● **Short exercise**: Can you output, word for word, the lines between the one holding "Recreate this image" and the one holding "(0,0) rectangle (707,497);", inclusive, leaving out any pictures?

● **Data shown**:
......

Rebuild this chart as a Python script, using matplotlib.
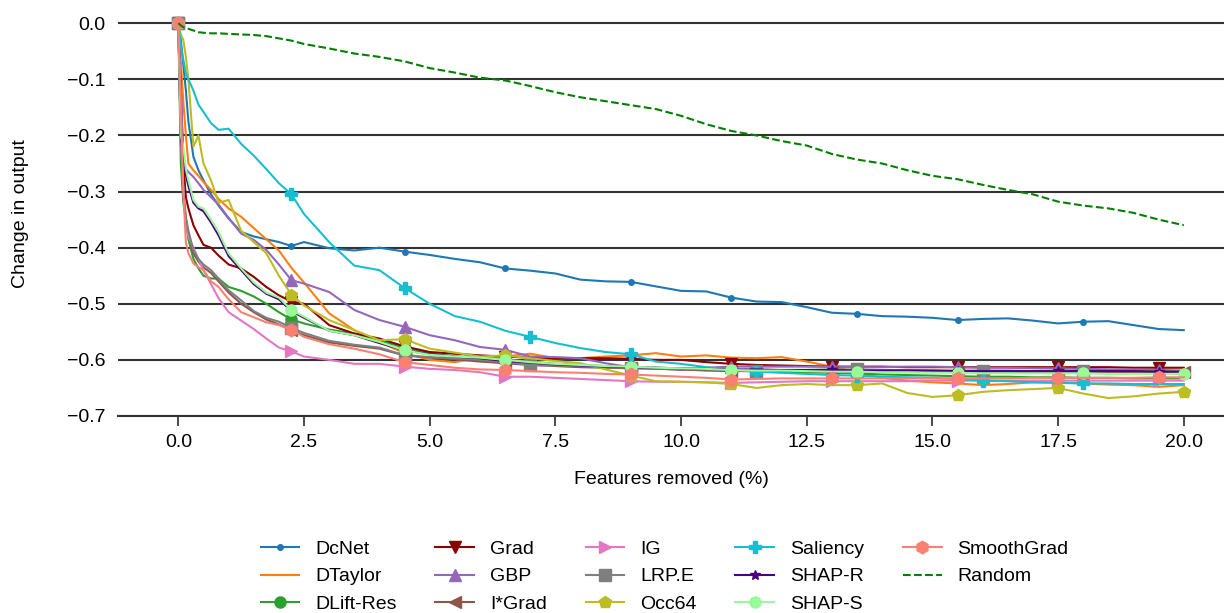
import numpy as np
import matplotlib
matplotlib.use('Agg')
import matplotlib.pyplot as plt

plt.rcParams['font.family'] = ['Liberation Sans', 'DejaVu Sans']
plt.rcParams['font.size'] = 14

# percentage of features removed (x grid shared by all curves)
features_removed = [0, 0.05, 0.1, 0.15, 0.2, 0.3, 0.4, 0.5, 0.65, 0.8, 1.0, 1.25, 1.5, 1.75, 2.0, 2.25,
                    2.5, 3.0, 3.5, 4.0, 4.5, 5.0, 5.5, 6.0,
                    6.5, 7.0, 7.5, 8.0, 8.5, 9.0, 9.5, 10.0,
                    10.5, 11.0, 11.5, 12.0, 12.5, 13.0, 13.5, 14.0,
                    14.5, 15.0, 15.5, 16.0, 16.5, 17.0, 17.5, 18.0,
                    18.5, 19.0, 19.5, 20.0]

dcnet = [0, -0.03, -0.075, -0.12, -0.175, -0.238, -0.262, -0.28, -0.305, -0.325, -0.348, -0.372, -0.38, -0.385, -0.39, -0.397,
         -0.39, -0.401, -0.405, -0.40, -0.407, -0.413, -0.42, -0.426,
         -0.437, -0.441, -0.446, -0.457, -0.46, -0.461, -0.469, -0.477,
         -0.478, -0.489, -0.496, -0.497, -0.506, -0.516, -0.518, -0.522,
         -0.523, -0.525, -0.529, -0.527, -0.526, -0.530, -0.535, -0.532,
         -0.531, -0.538, -0.545, -0.547]
dtaylor = [0, -0.07, -0.14, -0.2, -0.25, -0.262, -0.272, -0.283, -0.297, -0.313, -0.33, -0.345, -0.365, -0.385, -0.405, -0.436,
           -0.462, -0.517, -0.547, -0.568, -0.588, -0.6, -0.604, -0.596,
           -0.594, -0.589, -0.597, -0.597, -0.594, -0.592, -0.588, -0.594,
           -0.592, -0.596, -0.597, -0.595, -0.603, -0.612, -0.622, -0.632,
           -0.637, -0.640, -0.642, -0.645, -0.643, -0.640, -0.640, -0.642,
           -0.644, -0.645, -0.648, -0.645]
dlift_res = [0, -0.25, -0.32, -0.35, -0.385, -0.42, -0.437, -0.45, -0.455, -0.455, -0.47, -0.477, -0.487, -0.50, -0.515, -0.528,
             -0.535, -0.546, -0.553, -0.566, -0.578, -0.588, -0.594, -0.597,
             -0.599, -0.603, -0.607, -0.609, -0.611, -0.613, -0.614, -0.615,
             -0.617, -0.618, -0.619, -0.621, -0.622, -0.623, -0.624, -0.626,
             -0.627, -0.628, -0.629, -0.63, -0.63, -0.631, -0.631, -0.632,
             -0.632, -0.633, -0.633, -0.633]
grad = [0, -0.12, -0.25, -0.31, -0.33, -0.36, -0.378, -0.395, -0.40, -0.414, -0.43, -0.437, -0.452, -0.47, -0.485, -0.496,
        -0.50, -0.538, -0.553, -0.562, -0.576, -0.586, -0.589, -0.592,
        -0.594, -0.596, -0.597, -0.597, -0.597, -0.598, -0.60, -0.60,
        -0.604, -0.607, -0.609, -0.61, -0.611, -0.612, -0.612, -0.612,
        -0.613, -0.613, -0.613, -0.613, -0.613, -0.613, -0.613, -0.613,
        -0.613, -0.614, -0.614, -0.614]
gbp = [0, -0.12, -0.244, -0.26, -0.265, -0.274, -0.285, -0.297, -0.31, -0.323, -0.347, -0.375, -0.386, -0.404, -0.43, -0.458,
       -0.464, -0.479, -0.511, -0.529, -0.541, -0.556, -0.565, -0.577,
       -0.582, -0.594, -0.595, -0.597, -0.606, -0.613, -0.615, -0.618,
       -0.614, -0.612, -0.612, -0.612, -0.612, -0.612, -0.613, -0.613,
       -0.612, -0.612, -0.613, -0.614, -0.614, -0.615, -0.615, -0.616,
       -0.617, -0.617, -0.618, -0.619]
ixgrad = [0, -0.21, -0.31, -0.35, -0.375, -0.41, -0.425, -0.435, -0.445, -0.46, -0.48, -0.50, -0.515, -0.528, -0.537, -0.547,
          -0.556, -0.569, -0.575, -0.58, -0.592, -0.596, -0.599, -0.603,
          -0.606, -0.609, -0.611, -0.613, -0.614, -0.615, -0.616, -0.617,
          -0.619, -0.62, -0.62, -0.62, -0.62, -0.621, -0.621, -0.621,
          -0.621, -0.621, -0.621, -0.621, -0.621, -0.622, -0.622, -0.622,
          -0.622, -0.622, -0.622, -0.622]
ig = [0, -0.2, -0.3, -0.35, -0.38, -0.4, -0.42, -0.44, -0.465, -0.49, -0.515, -0.53, -0.545, -0.562, -0.578, -0.585,
      -0.594, -0.60, -0.607, -0.607, -0.612, -0.616, -0.618, -0.622,
      -0.63, -0.63, -0.632, -0.634, -0.636, -0.638, -0.639, -0.639,
      -0.64, -0.641, -0.64, -0.639, -0.638, -0.638, -0.638, -0.638,
      -0.638, -0.637, -0.637, -0.637, -0.637, -0.637, -0.637, -0.637,
      -0.637, -0.637, -0.637, -0.637]
lrp_e = [0, -0.2, -0.3, -0.345, -0.37, -0.405, -0.42, -0.43, -0.44, -0.455, -0.476, -0.494, -0.513, -0.525, -0.532, -0.543,
         -0.552, -0.566, -0.573, -0.578, -0.592, -0.595, -0.597, -0.60,
         -0.604, -0.609, -0.61, -0.611, -0.613, -0.614, -0.615, -0.616,
         -0.617, -0.618, -0.619, -0.618, -0.618, -0.617, -0.617, -0.618,
         -0.618, -0.619, -0.619, -0.619, -0.619, -0.62, -0.619, -0.619,
         -0.62, -0.62, -0.62, -0.62]
occ64 = [0, -0.02, -0.03, -0.06, -0.1, -0.22, -0.2, -0.25, -0.28, -0.32, -0.315, -0.37, -0.39, -0.41, -0.45, -0.484,
         -0.503, -0.529, -0.547, -0.565, -0.563, -0.58, -0.587, -0.594,
         -0.592, -0.597, -0.602, -0.606, -0.617, -0.628, -0.638, -0.639,
         -0.64, -0.643, -0.65, -0.645, -0.643, -0.645, -0.645, -0.642,
         -0.659, -0.666, -0.663, -0.657, -0.654, -0.652, -0.65, -0.66,
         -0.668, -0.665, -0.66, -0.657]
saliency = [0, -0.04, -0.065, -0.09, -0.10, -0.12, -0.145, -0.158, -0.178, -0.19, -0.188, -0.215, -0.236, -0.26, -0.285, -0.305,
            -0.34, -0.39, -0.432, -0.44, -0.472, -0.50, -0.522, -0.532,
            -0.548, -0.559, -0.57, -0.579, -0.586, -0.59, -0.603, -0.607,
            -0.613, -0.618, -0.621, -0.623, -0.625, -0.627, -0.628, -0.63,
            -0.631, -0.632, -0.634, -0.637, -0.638, -0.640, -0.641, -0.642,
            -0.642, -0.643, -0.643, -0.643]
shap_r = [0, -0.2, -0.24, -0.27, -0.29, -0.32, -0.33, -0.335, -0.355, -0.378, -0.415, -0.44, -0.465, -0.482, -0.492, -0.513,
          -0.525, -0.548, -0.556, -0.57, -0.583, -0.59, -0.594, -0.597,
          -0.602, -0.605, -0.608, -0.61, -0.612, -0.613, -0.614, -0.615,
          -0.616, -0.617, -0.617, -0.618, -0.618, -0.618, -0.619, -0.619,
          -0.619, -0.619, -0.62, -0.62, -0.62, -0.62, -0.62, -0.62,
          -0.62, -0.62, -0.621, -0.621]
shap_s = [0, -0.2, -0.22, -0.26, -0.28, -0.315, -0.327, -0.33, -0.35, -0.372, -0.41, -0.437, -0.462, -0.48, -0.489, -0.511,
          -0.523, -0.548, -0.556, -0.568, -0.583, -0.591, -0.594, -0.596,
          -0.60, -0.604, -0.607, -0.609, -0.611, -0.612, -0.614, -0.615,
          -0.616, -0.618, -0.619, -0.619, -0.620, -0.621, -0.621, -0.622,
          -0.622, -0.623, -0.623, -0.624, -0.624, -0.624, -0.624, -0.624,
          -0.625, -0.625, -0.625, -0.625]
smoothgrad = [0, -0.15, -0.3, -0.39, -0.41, -0.428, -0.435, -0.44, -0.46, -0.47, -0.492, -0.515, -0.524, -0.533, -0.538, -0.546,
              -0.559, -0.572, -0.58, -0.59, -0.604, -0.609, -0.614, -0.617,
              -0.618, -0.620, -0.622, -0.623, -0.625, -0.626, -0.628, -0.63,
              -0.632, -0.635, -0.634, -0.633, -0.633, -0.633, -0.633, -0.633,
              -0.633, -0.633, -0.633, -0.633, -0.633, -0.632, -0.632, -0.632,
              -0.632, -0.632, -0.631, -0.631]
random_removal = [0, -0.004, -0.007, -0.009, -0.01, -0.013, -0.016, -0.017, -0.018, -0.018, -0.019, -0.02, -0.021, -0.023, -0.027, -0.031,
                  -0.037, -0.045, -0.054, -0.060, -0.068, -0.080, -0.088, -0.097,
                  -0.102, -0.112, -0.123, -0.132, -0.139, -0.146, -0.153, -0.165,
                  -0.180, -0.192, -0.200, -0.210, -0.218, -0.233, -0.243, -0.250,
                  -0.262, -0.272, -0.278, -0.288, -0.297, -0.305, -0.318, -0.325,
                  -0.330, -0.338, -0.350, -0.360]

# (label, values, color, marker, marker size, marker spacing in %)
methods = [
    ('DcNet', dcnet, '#1f77b4', '.', 8, 2.25),
    ('DTaylor', dtaylor, '#ff7f0e', None, 0, 2.2),
    ('DLift-Res', dlift_res, '#2ca02c', 'o', 8, 2.25),
    ('Grad', grad, '#8b0000', 'v', 8, 2.19),
    ('GBP', gbp, '#9467bd', '^', 8, 2.19),
    ('I*Grad', ixgrad, '#8c564b', '<', 8, 2.2),
    ('IG', ig, '#e377c2', '>', 8, 2.19),
    ('LRP.E', lrp_e, '#7f7f7f', 's', 8, 2.28),
    ('Occ64', occ64, '#bcbd22', 'p', 9, 2.21),
    ('Saliency', saliency, '#17becf', 'P', 9, 2.27),
    ('SHAP-R', shap_r, '#4b0082', '*', 7, 2.19),
    ('SHAP-S', shap_s, '#98fb98', 'o', 8, 2.22),
    ('SmoothGrad', smoothgrad, '#fa8072', 'h', 9, 2.19),
]

x = np.array(features_removed)

fig = plt.figure(figsize=(12.24, 6.13), dpi=100)
ax = fig.add_axes([118 / 1224, 197 / 613, 1 - 118 / 1224, 404 / 613])

for label, vals, color, marker, ms, spacing in methods:
    every = None
    if marker is not None:
        targets = np.arange(0, 20.01, spacing)
        every = sorted(set(int(np.argmin(np.abs(x - t))) for t in targets))
    ax.plot(x, vals, color=color, lw=1.5, marker=marker, markersize=ms,
            markevery=every, label=label, clip_on=False)

ax.plot(x, random_removal, color='green', lw=1.5, ls='--', label='Random')

ax.set_xlim(-1.2, 20.8)
ax.set_ylim(-0.7, 0.02)
ax.set_yticks(np.arange(-0.7, 0.01, 0.1))
ax.set_xticks(np.arange(0, 20.1, 2.5))
ax.grid(axis='y', color='0.2', lw=1.5)
ax.set_axisbelow(True)
for side in ['top', 'right', 'left']:
    ax.spines[side].set_visible(False)
ax.spines['bottom'].set_color('0.2')
ax.spines['bottom'].set_linewidth(1.5)
ax.tick_params(axis='y', length=0, pad=9)
ax.tick_params(axis='x', length=7, width=1.1, color='0.1', pad=6)

ax.set_xlabel('Features removed (%)', labelpad=14)
ax.set_ylabel('Change in output', labelpad=27)

fig.legend(loc='upper left', bbox_to_anchor=(243 / 1224, 0.147), ncol=5, frameon=False)

fig.savefig('out.png', dpi=100)
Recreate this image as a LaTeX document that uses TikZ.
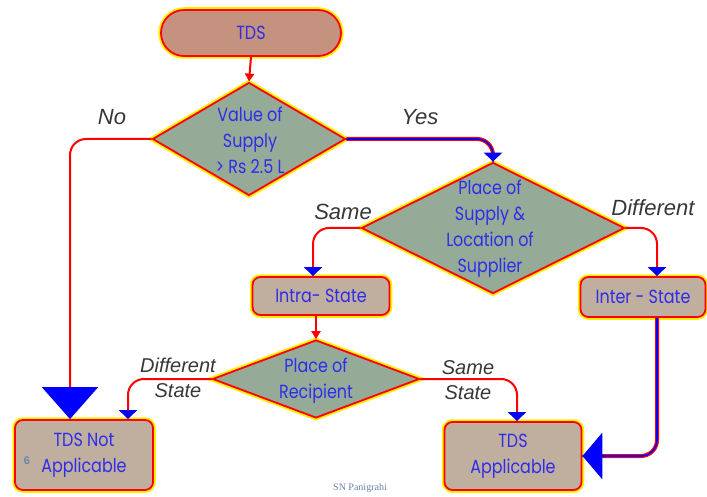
\documentclass[tikz,border=0pt]{standalone}
\usepackage{fontspec}
\setmainfont{Liberation Serif}
\newfontfamily\boxfont[FakeStretch=0.84]{Poppins}
\newfontfamily\lblfont{Liberation Sans}
\usetikzlibrary{shapes.geometric,arrows.meta}
\definecolor{txtblue}{RGB}{45,45,235}
\definecolor{termfill}{RGB}{196,146,126}
\definecolor{boxfill}{RGB}{192,174,158}
\definecolor{diafill}{RGB}{150,170,152}
\definecolor{glowyel}{RGB}{255,240,0}
\definecolor{lblgray}{RGB}{55,55,55}
\definecolor{credit}{RGB}{105,130,170}
\begin{document}
\begin{tikzpicture}[x=1pt,y=-1pt,
  glow/.style={preaction={draw=glowyel,line width=5.5pt}, draw=red, line width=1.8pt},
  btext/.style={font=\boxfont\fontsize{19}{26}\selectfont, text=txtblue, align=center},
  term/.style={glow, btext, fill=termfill, rounded corners=23pt, inner sep=0pt,
    minimum width=180pt, minimum height=46pt},
  box/.style={glow, btext, fill=boxfill, rounded corners=8pt, inner sep=0pt},
  dia/.style={glow, shape=diamond, fill=diafill, inner sep=0pt},
  dtext/.style={btext, inner sep=0pt},
  lbl/.style={font=\lblfont\itshape\fontsize{22}{25}\selectfont, text=lblgray, align=center, inner sep=0pt},
  slbl/.style={font=\lblfont\itshape\fontsize{20}{25}\selectfont, text=lblgray, align=center, inner sep=0pt},
  redline/.style={draw=red, line width=2pt, rounded corners=16pt},
  dbl/.style={draw=red, line width=4pt, rounded corners=16pt},
  dblin/.style={draw=blue, line width=1.6pt, rounded corners=16pt},
  smalltip/.style={-{Triangle[width=18pt,length=9pt,color=blue]}},
  redtip/.style={-{Triangle[width=9pt,length=8pt,color=red]}}
]
\useasboundingbox (0,0) rectangle (707,497);

% nodes
\node[term] (tds) at (251,33) {TDS};
\node[dia, minimum width=193pt, minimum height=113pt] (d1) at (249,139) {};
\node[dtext] (d1t) at (250,140) {Value of\\Supply\\> Rs 2.5 L};
\node[dia, minimum width=263pt, minimum height=131pt] (d2) at (493,228) {};
\node[dtext] (d2t) at (490,229) {Place of\\Supply \&\\Location of\\Supplier};
\node[dia, minimum width=207pt, minimum height=78pt] (d3) at (316,379) {};
\node[dtext] (d3t) at (316,381) {Place of\\Recipient};
\node[box, minimum width=137pt, minimum height=38pt] (intra) at (321,296) {Intra- State};
\node[box, minimum width=125pt, minimum height=40pt] (inter) at (643,297) {Inter - State};
\node[box, minimum width=138pt, minimum height=70pt] (na) at (84,455) {TDS Not\\Applicable};
\node[box, minimum width=137pt, minimum height=68pt] (ap) at (513,456) {TDS\\Applicable};

% labels
\node[lbl] (lno) at (112,117) {No};
\node[lbl] (lyes) at (420,117) {Yes};
\node[lbl] (lsame) at (343,212) {Same};
\node[lbl] (ldiff) at (653,208) {Different};
\node[slbl] (lds) at (178,378) {Different\\State};
\node[slbl] (lss) at (468,380) {Same\\State};
\node[font=\lblfont\fontsize{11}{12}\selectfont\bfseries, text=credit] (six) at (27,461) {6};
\node[font=\fontsize{10}{12}\selectfont, text=credit] (credit) at (360,488) {SN Panigrahi};

% connectors
\draw[redline, redtip] (tds.south) -- (d1.north);
\draw[redline, -{Triangle[width=56pt,length=32pt,color=blue]}] (d1.west) -| ([xshift=-14pt]na.north);
\draw[dbl, smalltip] (d1.east) -| (d2.north);
\draw[dblin] (d1.east) -| (d2.north);
\draw[redline, smalltip] (d2.west) -| ([xshift=-8pt]intra.north);
\draw[redline, smalltip] (d2.east) -| ([xshift=14pt]inter.north);
\draw[redline, redtip] (d3.north |- intra.south) -- (d3.north);
\draw[redline, smalltip] (d3.west) -| ([xshift=44pt]na.north);
\draw[redline, smalltip] (d3.east) -| ([xshift=4pt]ap.north);
\draw[dbl, -{Triangle[width=46pt,length=20pt,color=blue]}] ([xshift=14pt]inter.south) |- (ap.east);
\draw[dblin] ([xshift=14pt]inter.south) |- (ap.east);
\end{tikzpicture}
\end{document}
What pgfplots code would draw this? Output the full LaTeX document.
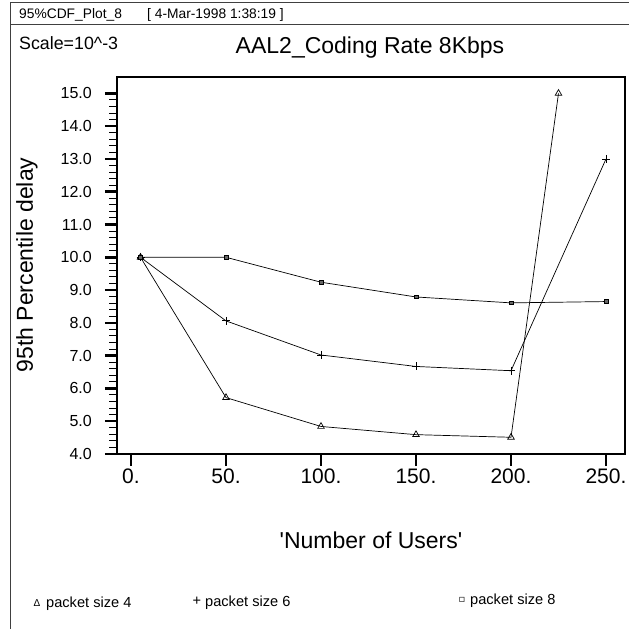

......

● **In response**:
Recreate this image as a LaTeX document that uses TikZ.
\documentclass[tikz,border=0pt]{standalone}
\usepackage{fontspec}
\setmainfont{Liberation Serif}
\newfontfamily\boxfont[FakeStretch=0.84]{Poppins}
\newfontfamily\lblfont{Liberation Sans}
\usetikzlibrary{shapes.geometric,arrows.meta}
\definecolor{txtblue}{RGB}{45,45,235}
\definecolor{termfill}{RGB}{196,146,126}
\definecolor{boxfill}{RGB}{192,174,158}
\definecolor{diafill}{RGB}{150,170,152}
\definecolor{glowyel}{RGB}{255,240,0}
\definecolor{lblgray}{RGB}{55,55,55}
\definecolor{credit}{RGB}{105,130,170}
\begin{document}
\begin{tikzpicture}[x=1pt,y=-1pt,
  glow/.style={preaction={draw=glowyel,line width=5.5pt}, draw=red, line width=1.8pt},
  btext/.style={font=\boxfont\fontsize{19}{26}\selectfont, text=txtblue, align=center},
  term/.style={glow, btext, fill=termfill, rounded corners=23pt, inner sep=0pt,
    minimum width=180pt, minimum height=46pt},
  box/.style={glow, btext, fill=boxfill, rounded corners=8pt, inner sep=0pt},
  dia/.style={glow, shape=diamond, fill=diafill, inner sep=0pt},
  dtext/.style={btext, inner sep=0pt},
  lbl/.style={font=\lblfont\itshape\fontsize{22}{25}\selectfont, text=lblgray, align=center, inner sep=0pt},
  slbl/.style={font=\lblfont\itshape\fontsize{20}{25}\selectfont, text=lblgray, align=center, inner sep=0pt},
  redline/.style={draw=red, line width=2pt, rounded corners=16pt},
  dbl/.style={draw=red, line width=4pt, rounded corners=16pt},
  dblin/.style={draw=blue, line width=1.6pt, rounded corners=16pt},
  smalltip/.style={-{Triangle[width=18pt,length=9pt,color=blue]}},
  redtip/.style={-{Triangle[width=9pt,length=8pt,color=red]}}
]
\useasboundingbox (0,0) rectangle (707,497);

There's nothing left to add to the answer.